__STATED PROBLEM__
Transcribe all of the material below word for word and leave out its pictures.

__INFORMATION PROVIDED__
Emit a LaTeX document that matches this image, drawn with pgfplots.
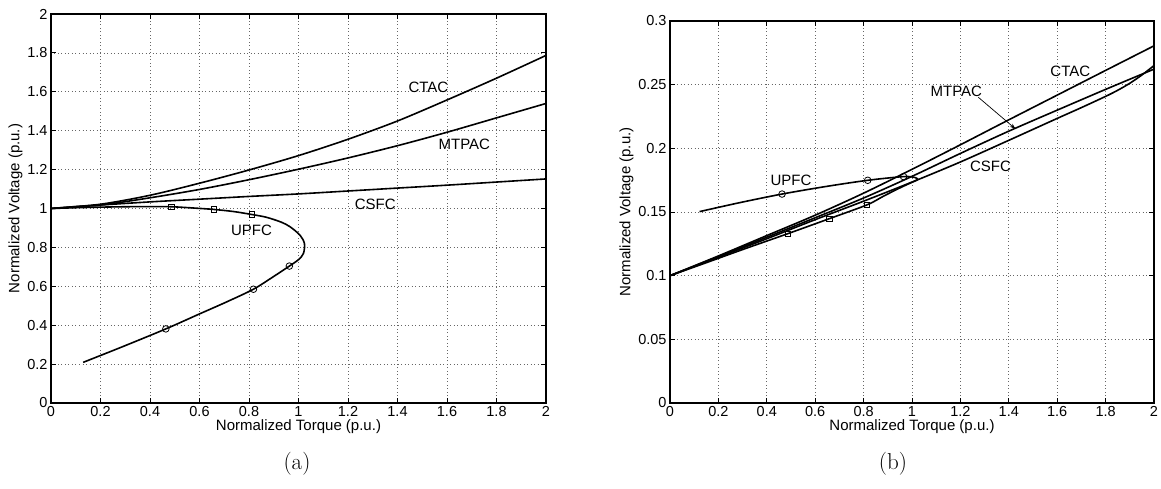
\documentclass[border=0pt]{standalone}
\usepackage{fontspec}
\usepackage{pgfplots}
\pgfplotsset{compat=1.18}
\usetikzlibrary{arrows.meta}
\newfontfamily\arial{Liberation Sans}
\tikzset{lab/.style={font=\arial\fontsize{15}{17}\selectfont}}
\pgfplotsset{
  mat/.style={
    scale only axis,
    xmin=0, xmax=2,
    xtick={0,0.2,0.4,0.6,0.8,1,1.2,1.4,1.6,1.8,2},
    grid=major,
    grid style={dash pattern=on 0.9pt off 2.6pt, black!60, line width=0.7pt},
    tick align=inside,
    major tick length=5pt,
    axis line style={line width=1.2pt},
    tick style={line width=0.9pt, black},
    ticklabel style={font=\arial\fontsize{14.5}{16}\selectfont},
    label style={font=\arial\fontsize{15}{17}\selectfont},
    /pgf/number format/assume math mode=true,
    /pgf/number format/fixed,
    /pgf/number format/precision=2,
    xlabel={Normalized Torque (p.u.)},
    ylabel={Normalized Voltage (p.u.)},
    xlabel style={yshift=4pt},
    ylabel style={yshift=-2pt},
  },
  curve/.style={black, line width=1.6pt, smooth, mark=none},
  sq/.style={only marks, mark=square, mark size=2.7pt, mark options={black, line width=0.8pt, fill=none}},
  ci/.style={only marks, mark=o, mark size=3.3pt, mark options={black, line width=0.8pt}},
}
\begin{document}
\begin{tikzpicture}
\useasboundingbox (0,0) rectangle (1161pt,488pt);
% ---------------- (a) ----------------
\begin{axis}[mat, at={(51pt,85pt)}, anchor=south west,
  width=495pt, height=389pt, ymin=0, ymax=2,
  ytick={0,0.2,0.4,0.6,0.8,1,1.2,1.4,1.6,1.8,2}]
\addplot[curve] coordinates {(0,1) (0.2,1.022) (0.4,1.068) (0.6,1.13) (0.8,1.198) (1.0,1.272) (1.2,1.356) (1.4,1.45) (1.6,1.558) (1.8,1.67) (2.0,1.787)};
\addplot[curve] coordinates {(0,1) (0.2,1.018) (0.4,1.055) (0.6,1.098) (0.8,1.148) (1.0,1.202) (1.2,1.26) (1.4,1.323) (1.6,1.392) (1.8,1.466) (2.0,1.54)};
\addplot[curve] coordinates {(0,1) (0.1,1.01) (0.2,1.018) (0.4,1.034) (0.6,1.048) (0.8,1.062) (1.0,1.075) (1.2,1.09) (1.4,1.105) (1.6,1.12) (1.8,1.136) (2.0,1.152)};
\addplot[curve] coordinates {(0,1) (0.1,1.004) (0.2,1.007) (0.3,1.009) (0.4,1.01) (0.487,1.009) (0.57,1.003) (0.659,0.995) (0.74,0.984) (0.812,0.969) (0.87,0.955) (0.93,0.93) (0.966,0.906) (1.006,0.863) (1.024,0.82) (1.02,0.769) (1.0,0.737) (0.963,0.704) (0.899,0.65) (0.818,0.585) (0.71,0.52) (0.6,0.458) (0.464,0.381) (0.292,0.291) (0.13,0.209)};
\addplot[sq] coordinates {(0.487,1.009) (0.659,0.995) (0.812,0.969)};
\addplot[ci] coordinates {(0.963,0.704) (0.818,0.585) (0.464,0.381)};
\node[lab] at (axis cs:1.525,1.623) {CTAC};
\node[lab] at (axis cs:1.67,1.332) {MTPAC};
\node[lab] at (axis cs:1.31,1.023) {CSFC};
\node[lab] at (axis cs:0.81,0.89) {UPFC};
\end{axis}
% ---------------- (b) ----------------
\begin{axis}[mat, at={(670pt,85pt)}, anchor=south west,
  width=484pt, height=382pt, ymin=0, ymax=0.3,
  ytick={0,0.05,0.1,0.15,0.2,0.25,0.3}]
\addplot[curve] coordinates {(0,0.1) (0.2,0.1155) (0.4,0.1315) (0.6,0.1475) (0.8,0.1648) (1.0,0.1835) (1.2,0.2028) (1.4,0.2224) (1.6,0.2418) (1.8,0.2612) (2.0,0.2805)};
\addplot[curve] coordinates {(0,0.1) (0.2,0.115) (0.4,0.1302) (0.6,0.1455) (0.8,0.161) (1.0,0.178) (1.2,0.196) (1.4,0.2135) (1.6,0.23) (1.8,0.2463) (2.0,0.2622)};
\addplot[curve] coordinates {(0,0.1) (0.2,0.1145) (0.4,0.129) (0.6,0.144) (0.8,0.1585) (1.0,0.1735) (1.2,0.1893) (1.4,0.2063) (1.6,0.2235) (1.7,0.232) (1.8,0.2408) (1.85,0.2456) (1.9,0.2511) (1.95,0.2576) (2.0,0.265)};
\addplot[curve] coordinates {(0.122,0.1503) (0.287,0.1573) (0.463,0.1641) (0.64,0.1699) (0.817,0.1749) (0.965,0.1778) (1.01,0.1772) (1.023,0.1758) (1.015,0.1746) (0.99,0.1725) (0.94,0.168) (0.88,0.1622) (0.814,0.1556) (0.659,0.1448) (0.487,0.133) (0.3,0.1205) (0.15,0.1102) (0,0.1)};
\addplot[ci] coordinates {(0.463,0.1641) (0.817,0.1749) (0.965,0.1778)};
\addplot[sq] coordinates {(0.487,0.133) (0.659,0.1448) (0.814,0.1556)};
\node[lab] at (axis cs:1.654,0.2603) {CTAC};
\node[lab] at (axis cs:1.183,0.2446) {MTPAC};
\node[lab] at (axis cs:1.324,0.1856) {CSFC};
\node[lab] at (axis cs:0.5,0.1747) {UPFC};
\draw[line width=0.7pt, -{Stealth[length=6pt,width=4pt]}] (axis cs:1.274,0.2401) -- (axis cs:1.428,0.2152);
\end{axis}
\node[font=\fontsize{23}{26}\selectfont] at (297pt,24pt) {(a)};
\node[font=\fontsize{23}{26}\selectfont] at (893pt,24pt) {(b)};
\end{tikzpicture}
\end{document}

__EXPECTED ANSWER__
Emit a LaTeX document that matches this image, drawn with pgfplots.
\documentclass[border=0pt]{standalone}
\usepackage{fontspec}
\usepackage{pgfplots}
\pgfplotsset{compat=1.18}
\usetikzlibrary{arrows.meta}
\newfontfamily\arial{Liberation Sans}
\tikzset{lab/.style={font=\arial\fontsize{15}{17}\selectfont}}
\pgfplotsset{
  mat/.style={
    scale only axis,
    xmin=0, xmax=2,
    xtick={0,0.2,0.4,0.6,0.8,1,1.2,1.4,1.6,1.8,2},
    grid=major,
    grid style={dash pattern=on 0.9pt off 2.6pt, black!60, line width=0.7pt},
    tick align=inside,
    major tick length=5pt,
    axis line style={line width=1.2pt},
    tick style={line width=0.9pt, black},
    ticklabel style={font=\arial\fontsize{14.5}{16}\selectfont},
    label style={font=\arial\fontsize{15}{17}\selectfont},
    /pgf/number format/assume math mode=true,
    /pgf/number format/fixed,
    /pgf/number format/precision=2,
    xlabel={Normalized Torque (p.u.)},
    ylabel={Normalized Voltage (p.u.)},
    xlabel style={yshift=4pt},
    ylabel style={yshift=-2pt},
  },
  curve/.style={black, line width=1.6pt, smooth, mark=none},
  sq/.style={only marks, mark=square, mark size=2.7pt, mark options={black, line width=0.8pt, fill=none}},
  ci/.style={only marks, mark=o, mark size=3.3pt, mark options={black, line width=0.8pt}},
}
\begin{document}
\begin{tikzpicture}
\useasboundingbox (0,0) rectangle (1161pt,488pt);
% ---------------- (a) ----------------
\begin{axis}[mat, at={(51pt,85pt)}, anchor=south west,
  width=495pt, height=389pt, ymin=0, ymax=2,
  ytick={0,0.2,0.4,0.6,0.8,1,1.2,1.4,1.6,1.8,2}]
\addplot[curve] coordinates {(0,1) (0.2,1.022) (0.4,1.068) (0.6,1.13) (0.8,1.198) (1.0,1.272) (1.2,1.356) (1.4,1.45) (1.6,1.558) (1.8,1.67) (2.0,1.787)};
\addplot[curve] coordinates {(0,1) (0.2,1.018) (0.4,1.055) (0.6,1.098) (0.8,1.148) (1.0,1.202) (1.2,1.26) (1.4,1.323) (1.6,1.392) (1.8,1.466) (2.0,1.54)};
\addplot[curve] coordinates {(0,1) (0.1,1.01) (0.2,1.018) (0.4,1.034) (0.6,1.048) (0.8,1.062) (1.0,1.075) (1.2,1.09) (1.4,1.105) (1.6,1.12) (1.8,1.136) (2.0,1.152)};
\addplot[curve] coordinates {(0,1) (0.1,1.004) (0.2,1.007) (0.3,1.009) (0.4,1.01) (0.487,1.009) (0.57,1.003) (0.659,0.995) (0.74,0.984) (0.812,0.969) (0.87,0.955) (0.93,0.93) (0.966,0.906) (1.006,0.863) (1.024,0.82) (1.02,0.769) (1.0,0.737) (0.963,0.704) (0.899,0.65) (0.818,0.585) (0.71,0.52) (0.6,0.458) (0.464,0.381) (0.292,0.291) (0.13,0.209)};
\addplot[sq] coordinates {(0.487,1.009) (0.659,0.995) (0.812,0.969)};
\addplot[ci] coordinates {(0.963,0.704) (0.818,0.585) (0.464,0.381)};
\node[lab] at (axis cs:1.525,1.623) {CTAC};
\node[lab] at (axis cs:1.67,1.332) {MTPAC};
\node[lab] at (axis cs:1.31,1.023) {CSFC};
\node[lab] at (axis cs:0.81,0.89) {UPFC};
\end{axis}
% ---------------- (b) ----------------
\begin{axis}[mat, at={(670pt,85pt)}, anchor=south west,
  width=484pt, height=382pt, ymin=0, ymax=0.3,
  ytick={0,0.05,0.1,0.15,0.2,0.25,0.3}]
\addplot[curve] coordinates {(0,0.1) (0.2,0.1155) (0.4,0.1315) (0.6,0.1475) (0.8,0.1648) (1.0,0.1835) (1.2,0.2028) (1.4,0.2224) (1.6,0.2418) (1.8,0.2612) (2.0,0.2805)};
\addplot[curve] coordinates {(0,0.1) (0.2,0.115) (0.4,0.1302) (0.6,0.1455) (0.8,0.161) (1.0,0.178) (1.2,0.196) (1.4,0.2135) (1.6,0.23) (1.8,0.2463) (2.0,0.2622)};
\addplot[curve] coordinates {(0,0.1) (0.2,0.1145) (0.4,0.129) (0.6,0.144) (0.8,0.1585) (1.0,0.1735) (1.2,0.1893) (1.4,0.2063) (1.6,0.2235) (1.7,0.232) (1.8,0.2408) (1.85,0.2456) (1.9,0.2511) (1.95,0.2576) (2.0,0.265)};
\addplot[curve] coordinates {(0.122,0.1503) (0.287,0.1573) (0.463,0.1641) (0.64,0.1699) (0.817,0.1749) (0.965,0.1778) (1.01,0.1772) (1.023,0.1758) (1.015,0.1746) (0.99,0.1725) (0.94,0.168) (0.88,0.1622) (0.814,0.1556) (0.659,0.1448) (0.487,0.133) (0.3,0.1205) (0.15,0.1102) (0,0.1)};
\addplot[ci] coordinates {(0.463,0.1641) (0.817,0.1749) (0.965,0.1778)};
\addplot[sq] coordinates {(0.487,0.133) (0.659,0.1448) (0.814,0.1556)};
\node[lab] at (axis cs:1.654,0.2603) {CTAC};
\node[lab] at (axis cs:1.183,0.2446) {MTPAC};
\node[lab] at (axis cs:1.324,0.1856) {CSFC};
\node[lab] at (axis cs:0.5,0.1747) {UPFC};
\draw[line width=0.7pt, -{Stealth[length=6pt,width=4pt]}] (axis cs:1.274,0.2401) -- (axis cs:1.428,0.2152);
\end{axis}
\node[font=\fontsize{23}{26}\selectfont] at (297pt,24pt) {(a)};
\node[font=\fontsize{23}{26}\selectfont] at (893pt,24pt) {(b)};
\end{tikzpicture}
\end{document}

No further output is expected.